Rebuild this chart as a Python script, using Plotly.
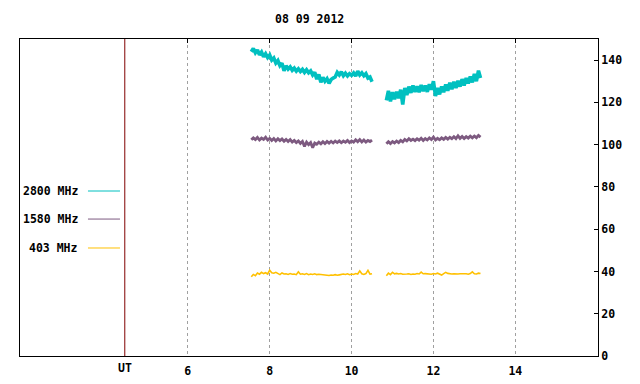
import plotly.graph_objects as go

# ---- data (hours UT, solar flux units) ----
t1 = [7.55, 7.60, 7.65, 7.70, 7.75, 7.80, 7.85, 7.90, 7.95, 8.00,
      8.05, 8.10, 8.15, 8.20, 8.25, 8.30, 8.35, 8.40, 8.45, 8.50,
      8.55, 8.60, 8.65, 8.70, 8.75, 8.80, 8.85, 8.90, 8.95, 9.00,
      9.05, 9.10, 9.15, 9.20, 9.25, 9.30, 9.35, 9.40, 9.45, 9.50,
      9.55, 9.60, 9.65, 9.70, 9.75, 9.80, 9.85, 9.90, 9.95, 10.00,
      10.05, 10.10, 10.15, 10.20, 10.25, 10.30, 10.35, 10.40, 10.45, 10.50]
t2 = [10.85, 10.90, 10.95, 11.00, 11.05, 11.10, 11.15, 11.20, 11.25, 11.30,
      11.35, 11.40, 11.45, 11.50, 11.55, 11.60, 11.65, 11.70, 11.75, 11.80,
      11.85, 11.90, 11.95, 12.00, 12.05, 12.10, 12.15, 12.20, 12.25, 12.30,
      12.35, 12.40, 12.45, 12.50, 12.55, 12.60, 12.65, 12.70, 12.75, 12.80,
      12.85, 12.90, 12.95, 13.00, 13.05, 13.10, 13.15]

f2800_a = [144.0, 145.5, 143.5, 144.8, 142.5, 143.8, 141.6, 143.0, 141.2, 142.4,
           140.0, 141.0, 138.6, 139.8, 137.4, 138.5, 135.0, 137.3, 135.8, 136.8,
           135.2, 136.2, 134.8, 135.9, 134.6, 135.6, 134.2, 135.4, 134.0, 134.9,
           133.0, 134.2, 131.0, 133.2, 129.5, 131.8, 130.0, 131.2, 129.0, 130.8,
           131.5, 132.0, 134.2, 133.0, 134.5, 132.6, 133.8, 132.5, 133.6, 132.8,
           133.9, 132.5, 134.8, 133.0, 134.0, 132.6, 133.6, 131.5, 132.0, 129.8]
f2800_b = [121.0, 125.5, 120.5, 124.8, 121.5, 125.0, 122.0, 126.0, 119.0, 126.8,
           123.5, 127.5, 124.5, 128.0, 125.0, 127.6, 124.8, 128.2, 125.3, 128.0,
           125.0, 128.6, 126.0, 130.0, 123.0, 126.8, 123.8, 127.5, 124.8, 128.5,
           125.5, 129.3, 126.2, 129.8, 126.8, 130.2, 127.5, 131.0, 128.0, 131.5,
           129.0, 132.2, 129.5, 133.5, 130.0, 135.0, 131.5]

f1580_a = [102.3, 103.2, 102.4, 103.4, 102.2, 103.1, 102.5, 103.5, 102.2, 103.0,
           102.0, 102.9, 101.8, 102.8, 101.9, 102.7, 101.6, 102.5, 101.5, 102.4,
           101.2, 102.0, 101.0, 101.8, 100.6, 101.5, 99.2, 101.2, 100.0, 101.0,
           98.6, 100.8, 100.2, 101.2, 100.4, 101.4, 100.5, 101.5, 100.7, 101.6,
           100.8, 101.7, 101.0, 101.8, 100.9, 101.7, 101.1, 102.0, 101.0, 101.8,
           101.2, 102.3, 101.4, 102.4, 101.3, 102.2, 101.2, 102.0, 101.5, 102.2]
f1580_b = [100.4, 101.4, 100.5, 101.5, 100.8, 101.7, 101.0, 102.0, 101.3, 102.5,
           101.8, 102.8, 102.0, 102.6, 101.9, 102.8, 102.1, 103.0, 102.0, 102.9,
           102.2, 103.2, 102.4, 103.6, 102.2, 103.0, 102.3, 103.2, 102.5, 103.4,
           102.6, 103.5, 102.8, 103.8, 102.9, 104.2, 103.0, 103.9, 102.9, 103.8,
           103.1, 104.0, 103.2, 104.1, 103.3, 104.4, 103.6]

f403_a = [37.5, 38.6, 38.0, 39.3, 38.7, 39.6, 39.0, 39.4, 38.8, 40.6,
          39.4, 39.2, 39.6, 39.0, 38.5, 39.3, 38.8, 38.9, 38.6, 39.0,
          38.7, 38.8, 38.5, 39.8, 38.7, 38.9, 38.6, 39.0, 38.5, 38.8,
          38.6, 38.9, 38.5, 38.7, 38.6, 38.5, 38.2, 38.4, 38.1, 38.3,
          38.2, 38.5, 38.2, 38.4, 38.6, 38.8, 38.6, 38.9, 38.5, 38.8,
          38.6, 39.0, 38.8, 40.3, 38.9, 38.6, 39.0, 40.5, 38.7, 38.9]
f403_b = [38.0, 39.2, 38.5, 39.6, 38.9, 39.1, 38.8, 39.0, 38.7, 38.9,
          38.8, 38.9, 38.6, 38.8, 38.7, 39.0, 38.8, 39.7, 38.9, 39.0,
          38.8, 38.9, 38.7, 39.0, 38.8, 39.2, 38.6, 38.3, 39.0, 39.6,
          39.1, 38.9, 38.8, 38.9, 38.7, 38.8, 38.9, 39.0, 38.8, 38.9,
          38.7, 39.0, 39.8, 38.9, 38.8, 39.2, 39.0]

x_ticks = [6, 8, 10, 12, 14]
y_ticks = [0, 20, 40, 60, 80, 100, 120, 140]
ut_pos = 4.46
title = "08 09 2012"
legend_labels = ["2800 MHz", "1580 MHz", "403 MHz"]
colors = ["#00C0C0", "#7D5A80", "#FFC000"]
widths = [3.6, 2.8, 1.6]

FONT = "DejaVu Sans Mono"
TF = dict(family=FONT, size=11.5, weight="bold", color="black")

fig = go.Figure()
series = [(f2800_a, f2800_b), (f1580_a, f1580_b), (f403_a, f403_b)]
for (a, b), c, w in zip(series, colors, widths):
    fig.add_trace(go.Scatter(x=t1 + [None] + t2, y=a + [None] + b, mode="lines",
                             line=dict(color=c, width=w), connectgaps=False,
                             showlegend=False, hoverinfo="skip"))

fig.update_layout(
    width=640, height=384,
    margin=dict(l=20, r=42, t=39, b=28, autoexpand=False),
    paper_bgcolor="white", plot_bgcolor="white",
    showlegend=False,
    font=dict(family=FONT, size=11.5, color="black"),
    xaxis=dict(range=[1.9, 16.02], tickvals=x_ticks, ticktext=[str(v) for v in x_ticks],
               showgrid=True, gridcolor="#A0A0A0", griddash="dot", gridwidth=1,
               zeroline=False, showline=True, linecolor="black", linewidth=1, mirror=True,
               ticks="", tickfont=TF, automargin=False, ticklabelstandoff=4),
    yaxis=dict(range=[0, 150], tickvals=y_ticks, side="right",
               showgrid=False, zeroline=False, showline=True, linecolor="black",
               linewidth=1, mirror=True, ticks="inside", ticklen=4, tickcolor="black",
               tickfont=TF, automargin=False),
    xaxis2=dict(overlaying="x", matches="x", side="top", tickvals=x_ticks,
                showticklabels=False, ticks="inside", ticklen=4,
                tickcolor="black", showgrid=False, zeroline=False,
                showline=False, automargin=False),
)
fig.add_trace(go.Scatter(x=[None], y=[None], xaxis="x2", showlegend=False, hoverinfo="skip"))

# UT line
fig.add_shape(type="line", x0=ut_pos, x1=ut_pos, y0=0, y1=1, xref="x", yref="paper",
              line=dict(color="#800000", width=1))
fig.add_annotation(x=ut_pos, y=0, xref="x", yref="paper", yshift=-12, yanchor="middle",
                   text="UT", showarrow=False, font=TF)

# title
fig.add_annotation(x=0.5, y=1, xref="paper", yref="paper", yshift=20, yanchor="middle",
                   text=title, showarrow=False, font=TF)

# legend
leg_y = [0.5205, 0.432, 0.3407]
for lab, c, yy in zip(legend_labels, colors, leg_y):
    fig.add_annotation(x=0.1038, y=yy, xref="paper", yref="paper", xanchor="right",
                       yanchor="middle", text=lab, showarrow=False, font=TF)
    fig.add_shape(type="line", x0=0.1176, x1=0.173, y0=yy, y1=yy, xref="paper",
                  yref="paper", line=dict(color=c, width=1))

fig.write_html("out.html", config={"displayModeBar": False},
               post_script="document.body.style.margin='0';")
============================================================
→ **What is required**
Write out each line of the listing above, exactly, from its first line to the line holding "import plotly.graph_objects as go", inclusive. Skip the pictures.

→ **Exercise output**
Rebuild this chart as a Python script, using Plotly.
import plotly.graph_objects as go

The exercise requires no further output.